Exponents Rules

By Alex David

April 10, 2025

In mathematics, exponents play a key role. There are different laws of exponents. These laws are useful to solve mathematical expressions that involve exponents. Many basic arithmetic operations like addition, subtraction, multiplication, and division are performed in a quick manner by using these exponential laws.

What are Exponents?

“An exponent is a way to show the repeated multiplication of a number by itself.”

Example

$4 \times 4 \times 4$ can be shown as: $4^3$ . Here, 3 is the exponent or power, and 4 is called the base.

What are Exponents Rules?

Exponents rules are the mathematical principles that are used to simplify the mathematical expression involving an exponent or power. These rules are known as “exponential laws,” “laws of exponents,” “properties of exponents,” or “exponent properties.” All these names are the same.

For example, an exponential expression: $10^2 \times 10^3$ . How to solve exponential expressions like this example? The answer is with the help of rules of exponents.

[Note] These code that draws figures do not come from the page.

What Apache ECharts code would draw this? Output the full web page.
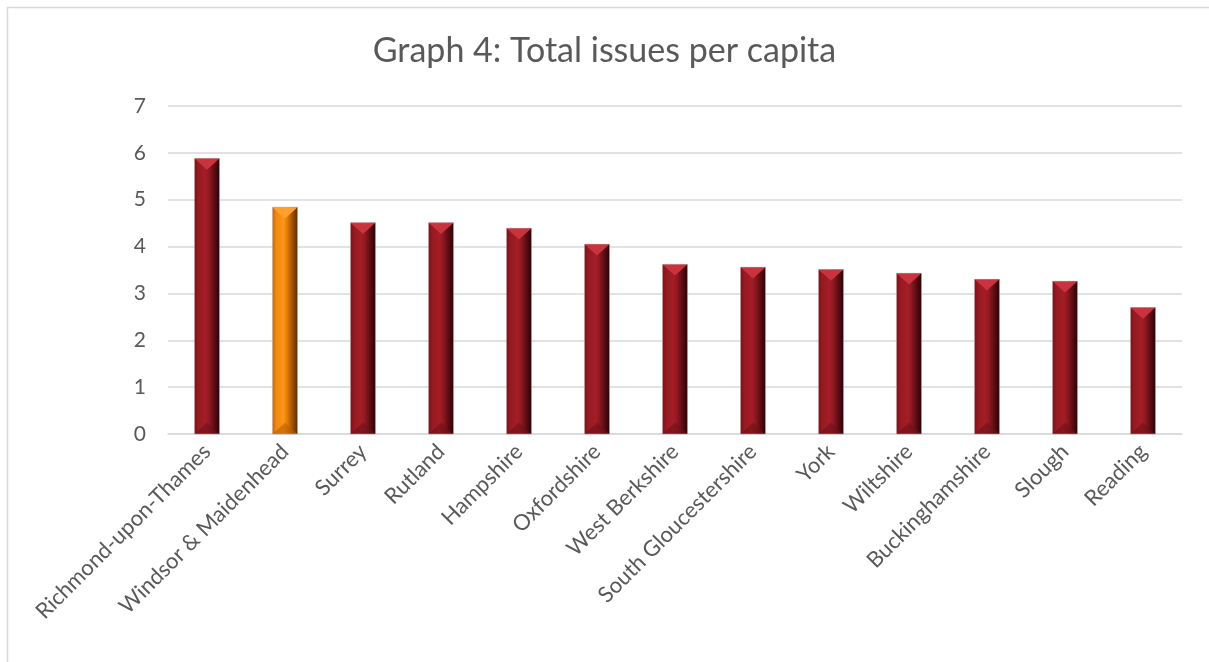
<!DOCTYPE html>
<html><head><meta charset="utf-8">
<script src="https://cdn.jsdelivr.net/npm/echarts@6/dist/echarts.min.js"></script>
<style>html,body{margin:0;padding:0;background:#fff}#c{width:1209px;height:662px}</style>
</head><body><div id="c"></div>
<script>
const categories = ["Richmond-upon-Thames","Windsor & Maidenhead","Surrey","Rutland","Hampshire","Oxfordshire","West Berkshire","South Gloucestershire","York","Wiltshire","Buckinghamshire","Slough","Reading"];
const values = [5.88, 4.84, 4.51, 4.51, 4.39, 4.05, 3.62, 3.56, 3.51, 3.43, 3.30, 3.26, 2.70];
const highlightIndex = 1;
const yTicks = [0,1,2,3,4,5,6,7];

const chart = echarts.init(document.getElementById('c'));
function grad(stops){ return new echarts.graphic.LinearGradient(0,0,1,0, stops.map(s=>({offset:s[0],color:s[1]}))); }
const red = {body:[[0,'#7c1219'],[0.15,'#951a22'],[0.45,'#a51d26'],[0.6,'#8c1720'],[0.8,'#5a0c12'],[1,'#2a0306']], top:'#c9333d', bot:'#6e1017'};
const orange = {body:[[0,'#c86a00'],[0.15,'#f08a10'],[0.45,'#ff9418'],[0.6,'#e07a00'],[0.8,'#a05000'],[1,'#5a2c00']], top:'#ffa030', bot:'#b06000'};

chart.setOption({
  animation:false,
  title:{text:'Graph 4: Total issues per capita', left:'center', top:29,
    textStyle:{fontFamily:'Lato', fontSize:34, fontWeight:'normal', color:'#595959'}},
  graphic:[
    {type:'line', shape:{x1:7.5,y1:7,x2:7.5,y2:662}, style:{stroke:'#d9d9d9', lineWidth:1.5}},
    {type:'line', shape:{x1:7,y1:7.5,x2:1209,y2:7.5}, style:{stroke:'#d9d9d9', lineWidth:1.5}}
  ],
  grid:{left:168, right:27, top:106, bottom:228},
  xAxis:{type:'category', data:categories,
    axisLine:{lineStyle:{color:'#d9d9d9', width:1.5}}, axisTick:{show:false},
    axisLabel:{rotate:45, interval:0, margin:14, fontFamily:'Lato', fontSize:22, color:'#595959'}},
  yAxis:{type:'value', min:yTicks[0], max:yTicks[yTicks.length-1], interval:1,
    axisLine:{show:false}, axisTick:{show:false},
    splitLine:{lineStyle:{color:'#d9d9d9', width:1.5}},
    axisLabel:{margin:22, fontFamily:'Lato', fontSize:21, color:'#595959'}},
  series:[{
    type:'custom',
    data:values.map((v,i)=>[i,v]),
    encode:{x:0,y:1},
    renderItem:function(params, api){
      const i = api.value(0), v = api.value(1);
      const top = api.coord([i, v]);
      const base = api.coord([i, 0]);
      const w = api.size([1,0])[0]*0.32;
      const x0 = top[0]-w/2, x1 = top[0]+w/2;
      const c = i===highlightIndex ? orange : red;
      const d = w*0.45;
      return {type:'group', children:[
        {type:'rect', shape:{x:x0, y:top[1], width:w, height:base[1]-top[1]}, style:{fill:grad(c.body)}},
        {type:'polygon', shape:{points:[[x0,top[1]],[x1,top[1]],[top[0],top[1]+d]]}, style:{fill:c.top}},
        {type:'polygon', shape:{points:[[x0,base[1]],[x1,base[1]],[top[0],base[1]-d]]}, style:{fill:c.bot, opacity:0.6}},
        {type:'rect', shape:{x:x0, y:top[1], width:w, height:base[1]-top[1]}, style:{fill:'none', stroke:'rgba(200,160,160,0.5)', lineWidth:1}}
      ]};
    }
  }]
});
</script></body></html>
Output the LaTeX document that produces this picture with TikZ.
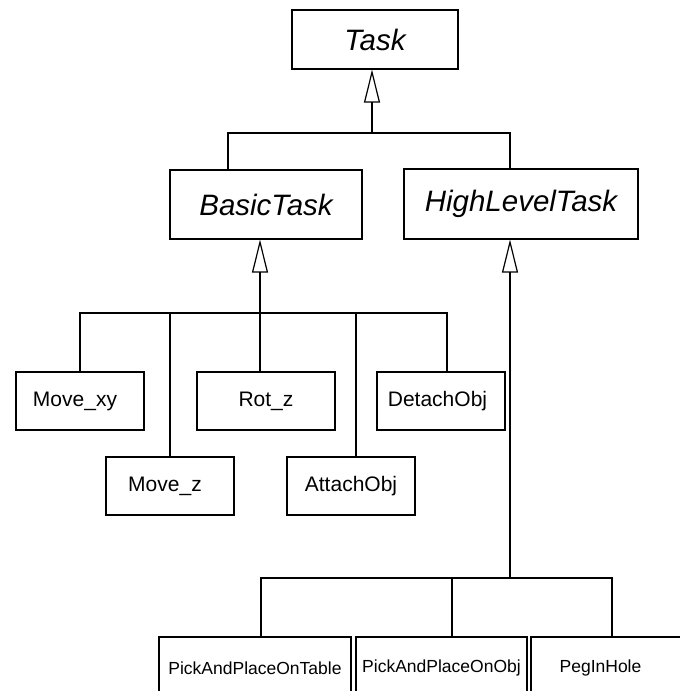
\documentclass[tikz,border=0pt]{standalone}
\usepackage{fontspec}
\setmainfont{Liberation Sans}
\usepackage{tikz}
\usetikzlibrary{arrows.meta,positioning}

\begin{document}
\begin{tikzpicture}[
    x=1pt, y=-1pt,
    line width=1.2pt,
    absclass/.style={draw, inner sep=0pt, font=\fontsize{29.5}{35}\selectfont\itshape},
    midclass/.style={draw, inner sep=0pt, minimum height=58pt, font=\fontsize{21}{25}\selectfont},
    leafclass/.style={draw, inner sep=0pt, minimum height=62pt, font=\fontsize{17.5}{21}\selectfont},
    gen/.style={-{Triangle[open, length=33pt, width=16pt]}}
]
\useasboundingbox (0,0) rectangle (680,691);
\clip (0,0) rectangle (680,691);

% Klassen
\node[absclass, minimum width=166pt, minimum height=59pt] (task) at (375,39.5) {Task};
\node[absclass, minimum width=192pt, minimum height=69pt] (basic) at (266,204.5) {BasicTask};
\node[absclass, minimum width=234pt, minimum height=70pt] (high) at (521,204) {HighLevelTask};

\node[midclass, minimum width=128pt] (movexy) at (80,401) {Move\_xy\kern10pt};
\node[midclass, minimum width=138pt] (rotz) at (266,401) {Rot\_z};
\node[midclass, minimum width=128pt] (detach) at (441,401) {DetachObj\kern7pt};
\node[midclass, minimum width=128pt] (movez) at (170,486) {Move\_z\kern10pt};
\node[midclass, minimum width=128pt] (attach) at (351,486) {AttachObj};

\node[leafclass, minimum width=192pt] (pptable) at (255,668) {PickAndPlaceOnTable};
\node[leafclass, minimum width=171pt] (ppobj) at (441.5,668) {PickAndPlaceOnObj};
\node[leafclass, minimum width=159pt] (peg) at (610.5,668) {PegInHole\kern20pt};

% Sammelpunkte
\coordinate (t-bus) at (372,133);
\coordinate (b-bus) at (260,313);
\coordinate (h-bus) at (510,578);

% Vererbung Task
\draw[gen] (t-bus) -- ([xshift=-3pt]task.south);
\draw ([xshift=-38pt]basic.north) |- (t-bus) -| ([xshift=-11pt]high.north);

% Vererbung BasicTask
\draw[gen] (b-bus) -- ([xshift=-6pt]basic.south);
\foreach \n/\dx in {movexy/0,movez/0,rotz/-6,attach/5,detach/6}
    \draw ([xshift=\dx pt]\n.north) |- (b-bus);

% Vererbung HighLevelTask
\draw[gen] (h-bus) -- ([xshift=-11pt]high.south);
\foreach \n/\dx in {pptable/6,ppobj/10.5,peg/1.5}
    \draw ([xshift=\dx pt]\n.north) |- (h-bus);

\end{tikzpicture}
\end{document}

Relationship Between Laws of Exponents and Exponents Rules

Many students use “Laws of Exponents” and “Exponents Rules” interchangeably, and in most of the cases, these two terms are refer to the same set of mathematical rules that govern how exponents (or powers) behave.

List of Exponents Rules

As discussed in the beginning, there are different laws or rules of exponents. The list of important exponential laws is given below:

Product Rule of Exponents
Quotient Rule of Exponents
Power of a Power Rule
Power of a Product Rule
Power of a Quotient Rule
Zero Exponent Rule
Negative Exponent Rule
Fractional Exponents

Product Rule of Exponents

The product rule of exponents is useful when the bases of the mathematical expression are the same. This says that

“When the bases are the same, add the exponents.”

Mathematical Form

$a^m \times a^n = a^{m+n}$

Example

$4^3 \times 4^5 = 4^{3+5} = 4^8$

What happens if the exponent is a negative number? To address this question, here is another example:

$3^4 \times 3^{-2} = 3^{4-2} = 3^2$

This image is about one of exponents rules that is power rule

Quotient Rule of Exponents

The quotient rule of exponents is useful when the bases of the exponential expression are the same. This rule says that

“To divide two expressions with the same base, subtract the exponents while keeping the base the same.”

Mathematical Form

$\frac{a^m}{a^n} = a^{m-n}$

Example

$\frac{3^3}{3^2} = 3^{3-2} = 3^1$

Power of a Power Rule

The power of a power rule says that

“If a single base has two exponents, just multiply the exponents together.”

Mathematical Form:

$(a^m)^n = a^{mn}$

Example:

$(4^2)^3 = 4^{2 \times 3} = 4^6$

Power of a Product Rule

The power of a product rule is applicable when there are two bases with one exponent. This rule says that

“Distribute the exponent to each base of the product.”

Mathematical Form

$(ab)^m = a^m b^m$

Example

$(xy)^4 = x^4 y^4$

This image is about power of a product rule

Power of a Quotient Rule

The power of a quotient rule is useful when a quotient is raised to an exponent. This rule says that

“Distribute the exponent to both the numerator and the denominator.”

Mathematical Form

$\left(\frac{a}{b}\right)^m = \frac{a^m}{b^m}$

Example

$\left( \frac{x}{y} \right)^3 = \frac{x^3}{y^3}$

Zero Exponent Rule

The zero exponent rule is a special case of exponential laws. It is applicable when the expression has zero—0 as an exponent. This rule says that:

“Any expression or number (expect 0 itself) raised to power 0 is always 1.”

Mathematical Form

$a^0 = 1$

Example

$1000^0 = 1$

$(-32)^0 = 1$

Negative Exponent Rule

The negative exponent rule is useful when an exponent has a negative number. This rule says that

“If there is a negative number in an exponent, then reciprocate it.”

Mathematical Form

$a^{-m} = \frac{1}{a^m}$

Example

$3^{-2} = \frac{1}{3^2}$

Fractional Exponents

The fractional exponents rules says that

“If there is a fractional number in an exponent, then it will convert into radical form.”

Mathematical Form

$a^{\frac{1}{n}} = \sqrt[n]{a}$

Example

$5^{\frac{1}{3}} = \sqrt[3]{5}$

Conclusion

Exponents rules simplify complex calculations and make problem-solving more efficient. By mastering these laws—such as product, quotient, power, zero, negative, and fractional exponents—you can easily handle mathematical expressions and build a strong foundation for advanced math concepts.